*Exercise*
Quote all of the data exactly as given. Skip every picture it contains.

------------------------------------

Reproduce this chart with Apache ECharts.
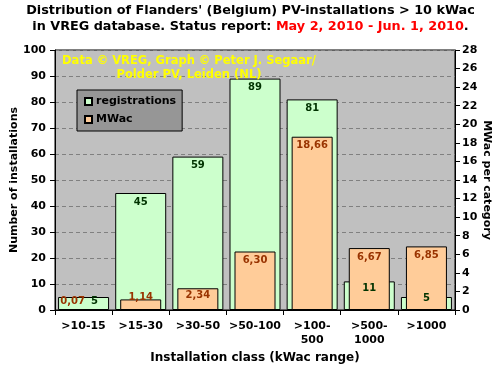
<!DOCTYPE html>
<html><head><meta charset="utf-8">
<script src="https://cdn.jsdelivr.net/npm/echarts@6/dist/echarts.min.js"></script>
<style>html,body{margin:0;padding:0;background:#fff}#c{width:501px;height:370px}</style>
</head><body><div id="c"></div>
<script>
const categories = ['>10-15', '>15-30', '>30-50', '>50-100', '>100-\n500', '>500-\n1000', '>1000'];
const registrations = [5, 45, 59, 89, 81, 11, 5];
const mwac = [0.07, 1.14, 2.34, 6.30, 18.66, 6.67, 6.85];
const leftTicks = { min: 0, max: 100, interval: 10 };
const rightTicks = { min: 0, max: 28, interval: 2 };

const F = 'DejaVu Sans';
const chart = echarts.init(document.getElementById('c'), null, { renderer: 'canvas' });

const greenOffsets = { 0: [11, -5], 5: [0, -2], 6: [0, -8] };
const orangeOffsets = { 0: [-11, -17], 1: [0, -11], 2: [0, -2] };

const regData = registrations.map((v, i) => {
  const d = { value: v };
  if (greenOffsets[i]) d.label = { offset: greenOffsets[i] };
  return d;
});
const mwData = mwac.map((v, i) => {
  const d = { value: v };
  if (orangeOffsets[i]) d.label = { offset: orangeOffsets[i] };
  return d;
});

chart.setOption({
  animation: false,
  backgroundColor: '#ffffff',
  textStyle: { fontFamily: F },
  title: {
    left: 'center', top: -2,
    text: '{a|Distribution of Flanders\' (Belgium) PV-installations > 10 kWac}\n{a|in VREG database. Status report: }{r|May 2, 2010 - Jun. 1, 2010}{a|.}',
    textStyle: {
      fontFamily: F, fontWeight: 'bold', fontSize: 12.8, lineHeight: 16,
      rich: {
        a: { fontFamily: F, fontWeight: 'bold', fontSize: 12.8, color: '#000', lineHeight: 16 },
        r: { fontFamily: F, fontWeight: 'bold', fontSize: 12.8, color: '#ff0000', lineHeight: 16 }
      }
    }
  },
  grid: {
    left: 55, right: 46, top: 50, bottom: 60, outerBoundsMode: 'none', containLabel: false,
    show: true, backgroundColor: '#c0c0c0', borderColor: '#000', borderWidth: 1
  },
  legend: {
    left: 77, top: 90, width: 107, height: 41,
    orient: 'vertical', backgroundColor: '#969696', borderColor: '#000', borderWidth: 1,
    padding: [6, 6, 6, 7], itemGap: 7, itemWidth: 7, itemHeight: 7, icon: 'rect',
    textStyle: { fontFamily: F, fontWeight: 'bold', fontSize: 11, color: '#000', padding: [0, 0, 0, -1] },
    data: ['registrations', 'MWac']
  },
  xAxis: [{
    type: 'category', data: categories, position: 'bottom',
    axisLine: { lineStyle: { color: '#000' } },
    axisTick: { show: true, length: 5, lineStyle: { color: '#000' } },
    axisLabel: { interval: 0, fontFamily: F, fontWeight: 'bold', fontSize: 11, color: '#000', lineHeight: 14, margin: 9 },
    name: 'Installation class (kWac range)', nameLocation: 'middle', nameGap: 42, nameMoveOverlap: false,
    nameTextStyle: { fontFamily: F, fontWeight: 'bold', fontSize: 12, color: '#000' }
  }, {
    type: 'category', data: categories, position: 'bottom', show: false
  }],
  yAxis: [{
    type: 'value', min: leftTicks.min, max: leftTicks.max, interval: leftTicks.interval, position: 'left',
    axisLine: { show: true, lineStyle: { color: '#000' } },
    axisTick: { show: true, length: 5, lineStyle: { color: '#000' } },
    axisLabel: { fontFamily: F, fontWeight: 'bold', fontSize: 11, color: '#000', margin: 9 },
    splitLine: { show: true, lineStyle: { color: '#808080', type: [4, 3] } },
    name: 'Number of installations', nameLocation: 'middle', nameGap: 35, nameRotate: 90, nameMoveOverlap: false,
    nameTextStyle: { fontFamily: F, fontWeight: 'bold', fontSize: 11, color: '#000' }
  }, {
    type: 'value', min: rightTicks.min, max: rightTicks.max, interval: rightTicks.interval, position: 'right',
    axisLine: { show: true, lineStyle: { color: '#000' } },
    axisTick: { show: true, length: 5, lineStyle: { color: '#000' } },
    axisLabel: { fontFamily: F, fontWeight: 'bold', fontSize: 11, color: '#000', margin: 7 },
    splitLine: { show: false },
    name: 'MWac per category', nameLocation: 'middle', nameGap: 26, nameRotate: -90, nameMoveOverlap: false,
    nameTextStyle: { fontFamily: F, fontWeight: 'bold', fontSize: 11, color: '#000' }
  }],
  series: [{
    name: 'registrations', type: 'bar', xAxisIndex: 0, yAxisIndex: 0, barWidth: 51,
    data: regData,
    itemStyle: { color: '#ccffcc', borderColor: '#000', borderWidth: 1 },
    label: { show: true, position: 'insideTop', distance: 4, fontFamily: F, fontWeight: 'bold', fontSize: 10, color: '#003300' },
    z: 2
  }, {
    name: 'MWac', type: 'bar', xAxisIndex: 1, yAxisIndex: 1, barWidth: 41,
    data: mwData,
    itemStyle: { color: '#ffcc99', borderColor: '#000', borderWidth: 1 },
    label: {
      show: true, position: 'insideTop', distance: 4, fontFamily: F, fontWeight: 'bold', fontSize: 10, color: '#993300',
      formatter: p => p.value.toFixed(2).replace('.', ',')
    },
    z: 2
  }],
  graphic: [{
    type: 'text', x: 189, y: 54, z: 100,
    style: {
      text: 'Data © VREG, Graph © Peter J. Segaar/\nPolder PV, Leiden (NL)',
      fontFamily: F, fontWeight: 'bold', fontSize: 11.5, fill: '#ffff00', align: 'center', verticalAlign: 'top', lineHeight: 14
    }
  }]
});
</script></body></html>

------------------------------------

*Correct result*
Reproduce this chart with Apache ECharts.
<!DOCTYPE html>
<html><head><meta charset="utf-8">
<script src="https://cdn.jsdelivr.net/npm/echarts@6/dist/echarts.min.js"></script>
<style>html,body{margin:0;padding:0;background:#fff}#c{width:501px;height:370px}</style>
</head><body><div id="c"></div>
<script>
const categories = ['>10-15', '>15-30', '>30-50', '>50-100', '>100-\n500', '>500-\n1000', '>1000'];
const registrations = [5, 45, 59, 89, 81, 11, 5];
const mwac = [0.07, 1.14, 2.34, 6.30, 18.66, 6.67, 6.85];
const leftTicks = { min: 0, max: 100, interval: 10 };
const rightTicks = { min: 0, max: 28, interval: 2 };

const F = 'DejaVu Sans';
const chart = echarts.init(document.getElementById('c'), null, { renderer: 'canvas' });

const greenOffsets = { 0: [11, -5], 5: [0, -2], 6: [0, -8] };
const orangeOffsets = { 0: [-11, -17], 1: [0, -11], 2: [0, -2] };

const regData = registrations.map((v, i) => {
  const d = { value: v };
  if (greenOffsets[i]) d.label = { offset: greenOffsets[i] };
  return d;
});
const mwData = mwac.map((v, i) => {
  const d = { value: v };
  if (orangeOffsets[i]) d.label = { offset: orangeOffsets[i] };
  return d;
});

chart.setOption({
  animation: false,
  backgroundColor: '#ffffff',
  textStyle: { fontFamily: F },
  title: {
    left: 'center', top: -2,
    text: '{a|Distribution of Flanders\' (Belgium) PV-installations > 10 kWac}\n{a|in VREG database. Status report: }{r|May 2, 2010 - Jun. 1, 2010}{a|.}',
    textStyle: {
      fontFamily: F, fontWeight: 'bold', fontSize: 12.8, lineHeight: 16,
      rich: {
        a: { fontFamily: F, fontWeight: 'bold', fontSize: 12.8, color: '#000', lineHeight: 16 },
        r: { fontFamily: F, fontWeight: 'bold', fontSize: 12.8, color: '#ff0000', lineHeight: 16 }
      }
    }
  },
  grid: {
    left: 55, right: 46, top: 50, bottom: 60, outerBoundsMode: 'none', containLabel: false,
    show: true, backgroundColor: '#c0c0c0', borderColor: '#000', borderWidth: 1
  },
  legend: {
    left: 77, top: 90, width: 107, height: 41,
    orient: 'vertical', backgroundColor: '#969696', borderColor: '#000', borderWidth: 1,
    padding: [6, 6, 6, 7], itemGap: 7, itemWidth: 7, itemHeight: 7, icon: 'rect',
    textStyle: { fontFamily: F, fontWeight: 'bold', fontSize: 11, color: '#000', padding: [0, 0, 0, -1] },
    data: ['registrations', 'MWac']
  },
  xAxis: [{
    type: 'category', data: categories, position: 'bottom',
    axisLine: { lineStyle: { color: '#000' } },
    axisTick: { show: true, length: 5, lineStyle: { color: '#000' } },
    axisLabel: { interval: 0, fontFamily: F, fontWeight: 'bold', fontSize: 11, color: '#000', lineHeight: 14, margin: 9 },
    name: 'Installation class (kWac range)', nameLocation: 'middle', nameGap: 42, nameMoveOverlap: false,
    nameTextStyle: { fontFamily: F, fontWeight: 'bold', fontSize: 12, color: '#000' }
  }, {
    type: 'category', data: categories, position: 'bottom', show: false
  }],
  yAxis: [{
    type: 'value', min: leftTicks.min, max: leftTicks.max, interval: leftTicks.interval, position: 'left',
    axisLine: { show: true, lineStyle: { color: '#000' } },
    axisTick: { show: true, length: 5, lineStyle: { color: '#000' } },
    axisLabel: { fontFamily: F, fontWeight: 'bold', fontSize: 11, color: '#000', margin: 9 },
    splitLine: { show: true, lineStyle: { color: '#808080', type: [4, 3] } },
    name: 'Number of installations', nameLocation: 'middle', nameGap: 35, nameRotate: 90, nameMoveOverlap: false,
    nameTextStyle: { fontFamily: F, fontWeight: 'bold', fontSize: 11, color: '#000' }
  }, {
    type: 'value', min: rightTicks.min, max: rightTicks.max, interval: rightTicks.interval, position: 'right',
    axisLine: { show: true, lineStyle: { color: '#000' } },
    axisTick: { show: true, length: 5, lineStyle: { color: '#000' } },
    axisLabel: { fontFamily: F, fontWeight: 'bold', fontSize: 11, color: '#000', margin: 7 },
    splitLine: { show: false },
    name: 'MWac per category', nameLocation: 'middle', nameGap: 26, nameRotate: -90, nameMoveOverlap: false,
    nameTextStyle: { fontFamily: F, fontWeight: 'bold', fontSize: 11, color: '#000' }
  }],
  series: [{
    name: 'registrations', type: 'bar', xAxisIndex: 0, yAxisIndex: 0, barWidth: 51,
    data: regData,
    itemStyle: { color: '#ccffcc', borderColor: '#000', borderWidth: 1 },
    label: { show: true, position: 'insideTop', distance: 4, fontFamily: F, fontWeight: 'bold', fontSize: 10, color: '#003300' },
    z: 2
  }, {
    name: 'MWac', type: 'bar', xAxisIndex: 1, yAxisIndex: 1, barWidth: 41,
    data: mwData,
    itemStyle: { color: '#ffcc99', borderColor: '#000', borderWidth: 1 },
    label: {
      show: true, position: 'insideTop', distance: 4, fontFamily: F, fontWeight: 'bold', fontSize: 10, color: '#993300',
      formatter: p => p.value.toFixed(2).replace('.', ',')
    },
    z: 2
  }],
  graphic: [{
    type: 'text', x: 189, y: 54, z: 100,
    style: {
      text: 'Data © VREG, Graph © Peter J. Segaar/\nPolder PV, Leiden (NL)',
      fontFamily: F, fontWeight: 'bold', fontSize: 11.5, fill: '#ffff00', align: 'center', verticalAlign: 'top', lineHeight: 14
    }
  }]
});
</script></body></html>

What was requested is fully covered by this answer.